Wie das funktionieren soll, fragen wir Massimo de Ferrari, den obersten Hotelier der Insel. «Bei Verdacht auf eine Corona-Infizierung wird wohl jemand die Rückreise überwachen. Vielleicht übernimmt das auch die ganze Familie?», meint de Ferrari vage und setzt im Grossen und Ganzen auf die Selbständigkeit der Feriengäste.
«Wir wissen doch: Covid-Erkrankte können auch keine Symptome haben und deshalb aus eigener Kraft die Heimreise antreten – mit dem eigenen Auto, ohne Krankenwagen.»

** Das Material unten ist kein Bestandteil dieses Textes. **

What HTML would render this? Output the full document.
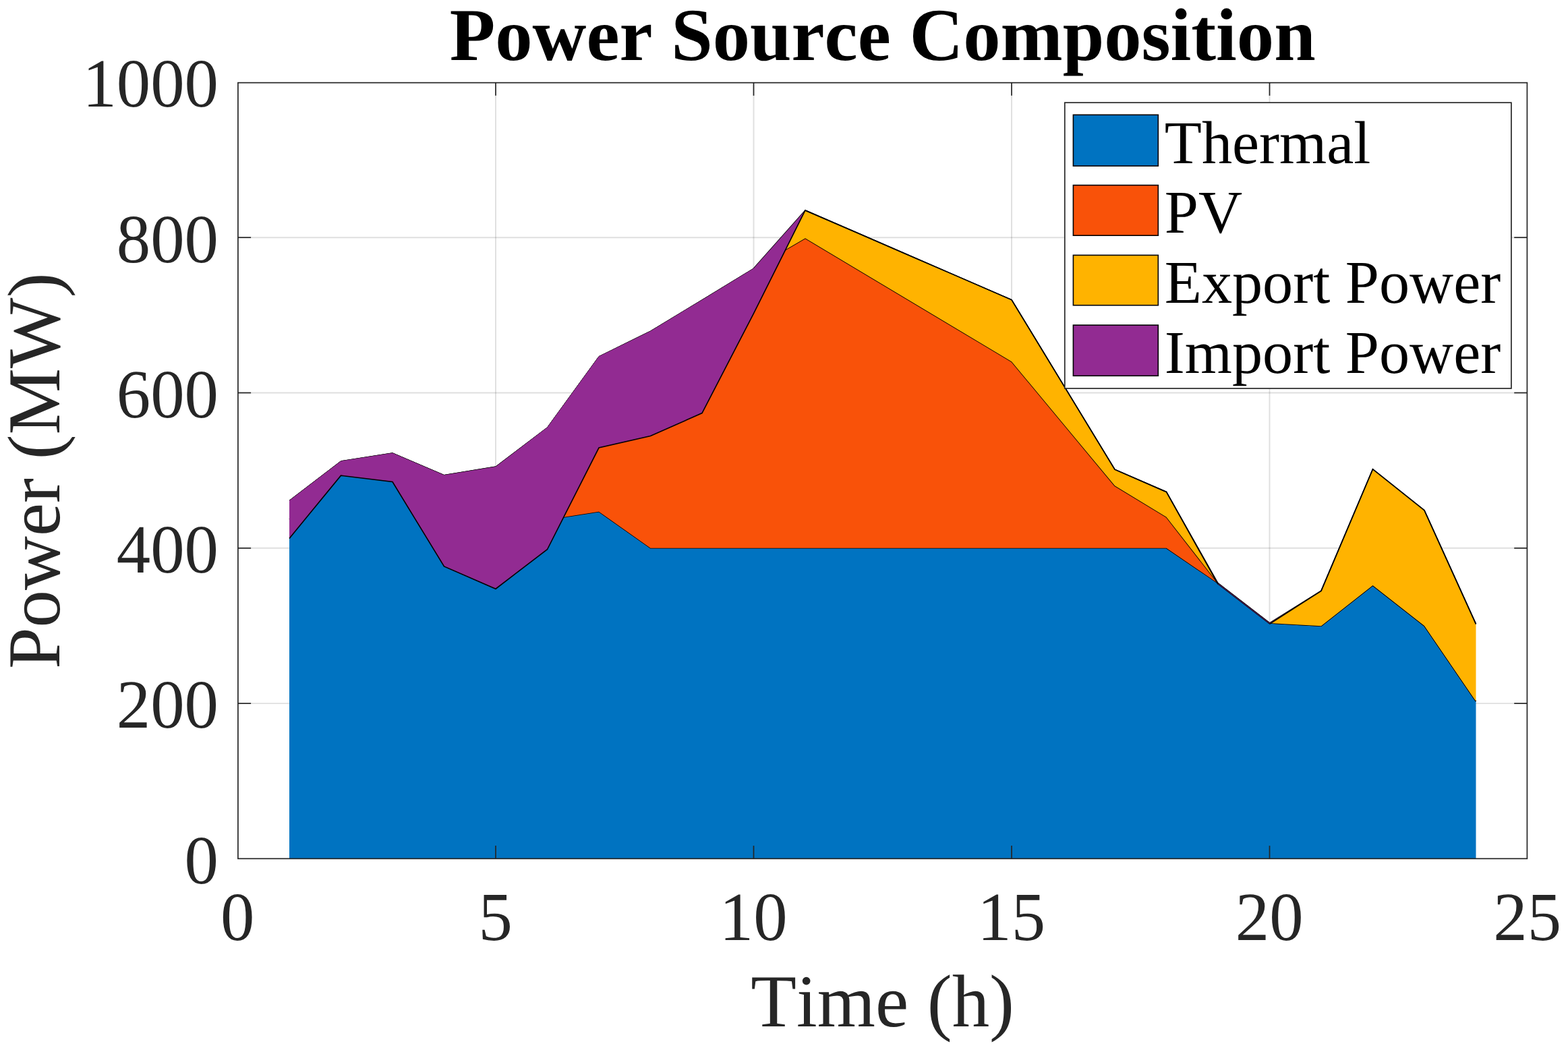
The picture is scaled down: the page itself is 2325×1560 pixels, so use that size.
<!DOCTYPE html>
<html lang="en">
<head>
<meta charset="utf-8">
<title>Power Source Composition</title>
<style>
html,body{margin:0;padding:0;background:#fff;}
body{width:2325px;height:1560px;overflow:hidden;}
svg{display:block;}
text{font-family:"Liberation Serif",serif;font-kerning:none;font-variant-ligatures:none;text-rendering:geometricPrecision;}
.tick{font-size:100.8px;fill:#262626;}
.lab{font-size:110.8px;fill:#262626;}
.ttl{font-size:110.6px;font-weight:bold;fill:#000;}
.leg{font-size:90.2px;fill:#000;}
</style>
</head>
<body>
<svg width="2325" height="1560" viewBox="0 0 2325 1560">
<rect x="0" y="0" width="2325" height="1560" fill="#ffffff"/>

<g stroke="#262626" stroke-opacity="0.15" stroke-width="1.9" fill="none">
<line x1="735.00" y1="122.65" x2="735.00" y2="1273.30"/>
<line x1="1117.50" y1="122.65" x2="1117.50" y2="1273.30"/>
<line x1="1500.00" y1="122.65" x2="1500.00" y2="1273.30"/>
<line x1="1882.50" y1="122.65" x2="1882.50" y2="1273.30"/>
<line x1="352.90" y1="1043.10" x2="2264.40" y2="1043.10"/>
<line x1="352.90" y1="812.80" x2="2264.40" y2="812.80"/>
<line x1="352.90" y1="582.50" x2="2264.40" y2="582.50"/>
<line x1="352.90" y1="352.20" x2="2264.40" y2="352.20"/>
</g>
<g stroke-linejoin="miter" stroke-linecap="butt" stroke-width="1.6">
<polygon points="429.00,770.31 505.50,694.43 582.00,693.16 658.50,772.21 735.00,782.57 811.50,770.77 888.00,758.68 964.50,812.80 1041.00,812.80 1117.50,812.80 1194.00,812.80 1270.50,812.80 1347.00,812.80 1423.50,812.80 1500.00,812.80 1576.50,812.80 1653.00,812.80 1729.50,812.80 1806.00,864.96 1882.50,923.92 1959.00,928.18 2035.50,868.07 2112.00,928.07 2188.50,1039.99 2188.50,1273.40 2112.00,1273.40 2035.50,1273.40 1959.00,1273.40 1882.50,1273.40 1806.00,1273.40 1729.50,1273.40 1653.00,1273.40 1576.50,1273.40 1500.00,1273.40 1423.50,1273.40 1347.00,1273.40 1270.50,1273.40 1194.00,1273.40 1117.50,1273.40 1041.00,1273.40 964.50,1273.40 888.00,1273.40 811.50,1273.40 735.00,1273.40 658.50,1273.40 582.00,1273.40 505.50,1273.40 429.00,1273.40" fill="#0073C1" stroke="none"/>
<polyline points="429.00,770.31 505.50,694.43 582.00,693.16 658.50,772.21 735.00,782.57 811.50,770.77 888.00,758.68 964.50,812.80 1041.00,812.80 1117.50,812.80 1194.00,812.80 1270.50,812.80 1347.00,812.80 1423.50,812.80 1500.00,812.80 1576.50,812.80 1653.00,812.80 1729.50,812.80 1806.00,864.96 1882.50,923.92 1959.00,928.18 2035.50,868.07 2112.00,928.07 2188.50,1039.99" fill="none" stroke="#000" stroke-width="1.6"/>
<polygon points="429.00,742.21 505.50,683.72 582.00,671.74 658.50,704.44 735.00,691.89 811.50,633.86 888.00,528.61 964.50,490.96 1041.00,444.67 1117.50,398.03 1194.00,353.35 1270.50,399.07 1347.00,444.78 1423.50,490.50 1500.00,536.21 1576.50,628.27 1653.00,720.33 1729.50,766.74 1806.00,864.96 1882.50,923.92 1959.00,928.18 2035.50,868.07 2112.00,928.07 2188.50,1039.99 2188.50,1039.99 2112.00,928.07 2035.50,868.07 1959.00,928.18 1882.50,923.92 1806.00,864.96 1729.50,812.80 1653.00,812.80 1576.50,812.80 1500.00,812.80 1423.50,812.80 1347.00,812.80 1270.50,812.80 1194.00,812.80 1117.50,812.80 1041.00,812.80 964.50,812.80 888.00,758.68 811.50,770.77 735.00,782.57 658.50,772.21 582.00,693.16 505.50,694.43 429.00,770.31" fill="#F95209" stroke="none"/>
<polyline points="429.00,742.21 505.50,683.72 582.00,671.74 658.50,704.44 735.00,691.89 811.50,633.86 888.00,528.61 964.50,490.96 1041.00,444.67 1117.50,398.03" fill="none" stroke="#000" stroke-width="1.0"/>
<polyline points="1117.50,398.03 1194.00,353.35 1270.50,399.07 1347.00,444.78 1423.50,490.50 1500.00,536.21 1576.50,628.27 1653.00,720.33 1729.50,766.74 1806.00,864.96 1882.50,923.92 1959.00,928.18 2035.50,868.07 2112.00,928.07 2188.50,1039.99" fill="none" stroke="#000" stroke-width="1.6"/>
<polygon points="429.00,742.21 505.50,683.72 582.00,671.74 658.50,704.44 735.00,691.89 811.50,633.86 888.00,528.61 964.50,490.96 1041.00,444.67 1117.50,398.03 1194.00,311.90 1270.50,345.06 1347.00,378.22 1423.50,411.39 1500.00,444.55 1576.50,570.35 1653.00,696.15 1729.50,729.43 1806.00,864.96 1882.50,923.92 1959.00,876.13 2035.50,695.69 2112.00,756.72 2188.50,925.30 2188.50,1039.99 2112.00,928.07 2035.50,868.07 1959.00,928.18 1882.50,923.92 1806.00,864.96 1729.50,766.74 1653.00,720.33 1576.50,628.27 1500.00,536.21 1423.50,490.50 1347.00,444.78 1270.50,399.07 1194.00,353.35 1117.50,398.03 1041.00,444.67 964.50,490.96 888.00,528.61 811.50,633.86 735.00,691.89 658.50,704.44 582.00,671.74 505.50,683.72 429.00,742.21" fill="#FFB300" stroke="none"/>
<polyline points="429.00,742.21 505.50,683.72 582.00,671.74 658.50,704.44 735.00,691.89 811.50,633.86 888.00,528.61 964.50,490.96 1041.00,444.67 1117.50,398.03" fill="none" stroke="#000" stroke-width="1.0"/>
<polyline points="1117.50,398.03 1194.00,311.90 1270.50,345.06 1347.00,378.22 1423.50,411.39 1500.00,444.55 1576.50,570.35 1653.00,696.15 1729.50,729.43 1806.00,864.96" fill="none" stroke="#000" stroke-width="1.6"/>
<polyline points="1806.00,864.96 1882.50,923.92" fill="none" stroke="#000" stroke-width="1.0"/>
<polyline points="1882.50,923.92 1959.00,876.13 2035.50,695.69 2112.00,756.72 2188.50,925.30" fill="none" stroke="#000" stroke-width="1.6"/>
<polygon points="429.00,798.41 505.50,705.13 582.00,714.58 658.50,839.98 735.00,873.25 811.50,814.76 888.00,664.03 964.50,646.52 1041.00,612.55 1117.50,464.82 1194.00,311.90 1270.50,345.06 1347.00,378.22 1423.50,411.39 1500.00,444.55 1576.50,570.35 1653.00,696.15 1729.50,729.43 1806.00,866.34 1882.50,925.30 1959.00,876.13 2035.50,695.69 2112.00,756.72 2188.50,925.30 2188.50,925.30 2112.00,756.72 2035.50,695.69 1959.00,876.13 1882.50,923.92 1806.00,864.96 1729.50,729.43 1653.00,696.15 1576.50,570.35 1500.00,444.55 1423.50,411.39 1347.00,378.22 1270.50,345.06 1194.00,311.90 1117.50,398.03 1041.00,444.67 964.50,490.96 888.00,528.61 811.50,633.86 735.00,691.89 658.50,704.44 582.00,671.74 505.50,683.72 429.00,742.21" fill="#922B92" stroke="none"/>
<polyline points="429.00,798.41 505.50,705.13 582.00,714.58 658.50,839.98 735.00,873.25 811.50,814.76 888.00,664.03 964.50,646.52 1041.00,612.55 1117.50,464.82 1194.00,311.90 1270.50,345.06 1347.00,378.22 1423.50,411.39 1500.00,444.55 1576.50,570.35 1653.00,696.15 1729.50,729.43 1806.00,866.34" fill="none" stroke="#000" stroke-width="1.6"/>
<polyline points="1806.00,866.34 1882.50,925.30" fill="none" stroke="#000" stroke-width="1.0"/>
<polyline points="1882.50,925.30 1959.00,876.13 2035.50,695.69 2112.00,756.72 2188.50,925.30" fill="none" stroke="#000" stroke-width="1.6"/>
</g>
<g stroke="#262626" stroke-width="1.7" fill="none" stroke-linecap="butt">
<rect x="352.90" y="122.65" width="1911.50" height="1150.65"/>
<line x1="735.00" y1="1273.30" x2="735.00" y2="1254.10"/>
<line x1="735.00" y1="122.65" x2="735.00" y2="141.85"/>
<line x1="1117.50" y1="1273.30" x2="1117.50" y2="1254.10"/>
<line x1="1117.50" y1="122.65" x2="1117.50" y2="141.85"/>
<line x1="1500.00" y1="1273.30" x2="1500.00" y2="1254.10"/>
<line x1="1500.00" y1="122.65" x2="1500.00" y2="141.85"/>
<line x1="1882.50" y1="1273.30" x2="1882.50" y2="1254.10"/>
<line x1="1882.50" y1="122.65" x2="1882.50" y2="141.85"/>
<line x1="352.90" y1="1043.10" x2="372.10" y2="1043.10"/>
<line x1="2264.40" y1="1043.10" x2="2245.20" y2="1043.10"/>
<line x1="352.90" y1="812.80" x2="372.10" y2="812.80"/>
<line x1="2264.40" y1="812.80" x2="2245.20" y2="812.80"/>
<line x1="352.90" y1="582.50" x2="372.10" y2="582.50"/>
<line x1="2264.40" y1="582.50" x2="2245.20" y2="582.50"/>
<line x1="352.90" y1="352.20" x2="372.10" y2="352.20"/>
<line x1="2264.40" y1="352.20" x2="2245.20" y2="352.20"/>
</g>
<text class="tick" transform="translate(352.20,1393.9) scale(1,1.015)" text-anchor="middle">0</text>
<text class="tick" transform="translate(734.70,1393.9) scale(1,1.015)" text-anchor="middle">5</text>
<text class="tick" transform="translate(1117.20,1393.9) scale(1,1.015)" text-anchor="middle">10</text>
<text class="tick" transform="translate(1499.70,1393.9) scale(1,1.015)" text-anchor="middle">15</text>
<text class="tick" transform="translate(1882.20,1393.9) scale(1,1.015)" text-anchor="middle">20</text>
<text class="tick" transform="translate(2264.70,1393.9) scale(1,1.015)" text-anchor="middle">25</text>
<text class="tick" transform="translate(324.0,1309.70) scale(1,1.015)" text-anchor="end">0</text>
<text class="tick" transform="translate(324.0,1079.40) scale(1,1.015)" text-anchor="end">200</text>
<text class="tick" transform="translate(324.0,849.10) scale(1,1.015)" text-anchor="end">400</text>
<text class="tick" transform="translate(324.0,618.80) scale(1,1.015)" text-anchor="end">600</text>
<text class="tick" transform="translate(324.0,388.50) scale(1,1.015)" text-anchor="end">800</text>
<text class="tick" transform="translate(324.0,158.20) scale(1,1.015)" text-anchor="end">1000</text>
<text class="lab" x="1308.65" y="1521.7" text-anchor="middle">Time (h)</text>
<text class="lab" transform="translate(87.9,698.27) rotate(-90)" text-anchor="middle">Power (MW)</text>
<text class="ttl" x="1308.65" y="89.4" text-anchor="middle">Power Source Composition</text>
<rect x="1578.8" y="152.2" width="662.10" height="423.80" fill="#fff" stroke="#262626" stroke-width="1.7"/>
<rect x="1591.4" y="170.3" width="125.9" height="75.80" fill="#0073C1" stroke="#000" stroke-width="1.6"/>
<text class="leg" x="1726.8" y="242.1">Thermal</text>
<rect x="1591.4" y="274.6" width="125.9" height="74.60" fill="#F95209" stroke="#000" stroke-width="1.6"/>
<text class="leg" x="1726.8" y="345.2">PV</text>
<rect x="1591.4" y="378.4" width="125.9" height="74.30" fill="#FFB300" stroke="#000" stroke-width="1.6"/>
<text class="leg" x="1726.8" y="449.0">Export Power</text>
<rect x="1591.4" y="482.1" width="125.9" height="75.20" fill="#922B92" stroke="#000" stroke-width="1.6"/>
<text class="leg" x="1726.8" y="552.7">Import Power</text>
</svg>
</body>
</html>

Möglicherweise an Corona erkrankte Touristen, die auf eigene Faust quer durch Europa nach Hause reisen? Für mich eine abenteuerliche Vorstellung!
Noch fühlen sich die wenigen Gäste, die bereits auf Elba sind, sicher. Der Blick in die Zukunft bereitet aber durchaus Sorgen: «Jetzt im Moment ist es super», meint eine Schweizer Touristin, «aber wenn in einem Monat Hunderttausende von Menschen kommen, dann muss man die Situation sicher wieder neu abwägen.»
Aktuell setzt man auf Elba auf Selbstverantwortung. Bei mir bleibt ein mulmiges Gefühl und die Hoffnung, dass Elba und seine Touristen diesen Sommer von einer zweiten Welle verschont bleiben.